- Written task
Begin with the first line and repeat exactly through the line containing "(355,212.5) rectangle (513,420);"; leave every image out.

===== Given information

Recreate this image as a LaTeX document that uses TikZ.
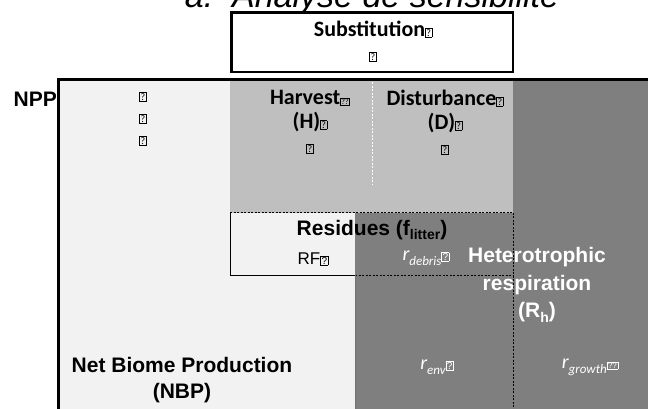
\documentclass[tikz,border=0pt]{standalone}
\usepackage{fontspec}
\setmainfont{Liberation Sans}
\newfontfamily\calfont{Carlito}
\usepackage{tikz}

\definecolor{lightfill}{HTML}{F2F2F2}
\definecolor{midfill}{HTML}{BFBFBF}
\definecolor{darkfill}{HTML}{7F7F7F}

\newcommand{\qb}{{\setlength{\fboxsep}{0.6pt}\setlength{\fboxrule}{0.6pt}\fbox{\fontsize{10}{10}\selectfont\mdseries\upshape ?}}}
\newcommand{\qbb}{{\setlength{\fboxsep}{0.6pt}\setlength{\fboxrule}{0.6pt}\fbox{\fontsize{8}{10}\selectfont\mdseries\upshape ??}}}
\newcommand{\rsub}[1]{{\calfont\itshape r}\raisebox{-0.45ex}{\fontsize{13}{13}\selectfont\calfont\itshape #1}}

\tikzset{
  arlbl/.style={font=\fontsize{21}{26}\selectfont\bfseries, align=center, inner sep=0pt},
  callbl/.style={font=\fontsize{22}{24}\selectfont\calfont\bfseries, align=center, inner sep=0pt},
  rlbl/.style={font=\fontsize{20}{20}\selectfont, text=white, inner sep=0pt},
  dashline/.style={thin, dash pattern=on 2pt off 1.5pt}
}

\begin{document}
\begin{tikzpicture}[x=1pt,y=-1pt]
  \useasboundingbox (0,0) rectangle (648,408);
  \node[font=\fontsize{34}{34}\selectfont\itshape, anchor=base] (title) at (372,7) {a.\ \ Analyse de sensibilité};

  \fill[lightfill] (58,79) rectangle (660,420);
  \fill[midfill] (230,79) rectangle (513,212.5);
  \fill[darkfill] (513,79) rectangle (660,420);
  \fill[darkfill] (355,212.5) rectangle (513,420);

  \draw[dashline, white] (372,82) -- (372,185);
  \draw[dashline] (230,212.5) -- (513,212.5);
  \draw[dashline] (355,275) -- (513,275);
  \draw[dashline] (513,212.5) -- (513,420);
  \draw[thin] (230,212.5) -- (230,275) -- (355,275);
  \draw[thin, black!55] (355,275) -- (355,420);

  \draw[line width=3pt] (58,420) -- (58,79) -- (660,79);
  \draw[line width=2.5pt, fill=white] (231.5,12.5) rectangle (513,72);

  \node[callbl] (subst) at (373,41) {Substitution\qb\\\qb};
  \node[arlbl, anchor=east] (npp) at (57,99) {NPP};
  \node[callbl] (leftq) at (143,119) {\qb\\[-2pt]\qb\\[-2pt]\qb};
  \node[callbl] (harvest) at (310,122) {Harvest\qbb\\(H)\qb\\\qb};
  \node[callbl] (disturb) at (445,122) {Disturbance\qb\\(D)\qb\\\qb};

  \node[arlbl] (resid) at (372,230) {Residues (f\raisebox{-0.4ex}{\fontsize{14}{14}\selectfont litter})};
  \node[font=\fontsize{17}{17}\selectfont, inner sep=0pt] (rf) at (313,259) {RF\qb};
  \node[rlbl] (rdebris) at (426,258) {\rsub{debris}{\fontsize{9}{9}\selectfont\qb}};
  \node[arlbl, text=white, font=\fontsize{21}{27.5}\selectfont\bfseries] (rh) at (537,285) {Heterotrophic\\respiration\\(R\raisebox{-0.4ex}{\fontsize{14}{14}\selectfont h})};
  \node[rlbl] (renv) at (437,367) {\rsub{env}\qb};
  \node[rlbl] (rgrowth) at (590,367) {\rsub{growth}\qbb};
  \node[arlbl] (nbp) at (182,380) {Net Biome Production\\(NBP)};
\end{tikzpicture}
\end{document}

==========

- Task solution
Recreate this image as a LaTeX document that uses TikZ.
\documentclass[tikz,border=0pt]{standalone}
\usepackage{fontspec}
\setmainfont{Liberation Sans}
\newfontfamily\calfont{Carlito}
\usepackage{tikz}

\definecolor{lightfill}{HTML}{F2F2F2}
\definecolor{midfill}{HTML}{BFBFBF}
\definecolor{darkfill}{HTML}{7F7F7F}

\newcommand{\qb}{{\setlength{\fboxsep}{0.6pt}\setlength{\fboxrule}{0.6pt}\fbox{\fontsize{10}{10}\selectfont\mdseries\upshape ?}}}
\newcommand{\qbb}{{\setlength{\fboxsep}{0.6pt}\setlength{\fboxrule}{0.6pt}\fbox{\fontsize{8}{10}\selectfont\mdseries\upshape ??}}}
\newcommand{\rsub}[1]{{\calfont\itshape r}\raisebox{-0.45ex}{\fontsize{13}{13}\selectfont\calfont\itshape #1}}

\tikzset{
  arlbl/.style={font=\fontsize{21}{26}\selectfont\bfseries, align=center, inner sep=0pt},
  callbl/.style={font=\fontsize{22}{24}\selectfont\calfont\bfseries, align=center, inner sep=0pt},
  rlbl/.style={font=\fontsize{20}{20}\selectfont, text=white, inner sep=0pt},
  dashline/.style={thin, dash pattern=on 2pt off 1.5pt}
}

\begin{document}
\begin{tikzpicture}[x=1pt,y=-1pt]
  \useasboundingbox (0,0) rectangle (648,408);
  \node[font=\fontsize{34}{34}\selectfont\itshape, anchor=base] (title) at (372,7) {a.\ \ Analyse de sensibilité};

  \fill[lightfill] (58,79) rectangle (660,420);
  \fill[midfill] (230,79) rectangle (513,212.5);
  \fill[darkfill] (513,79) rectangle (660,420);
  \fill[darkfill] (355,212.5) rectangle (513,420);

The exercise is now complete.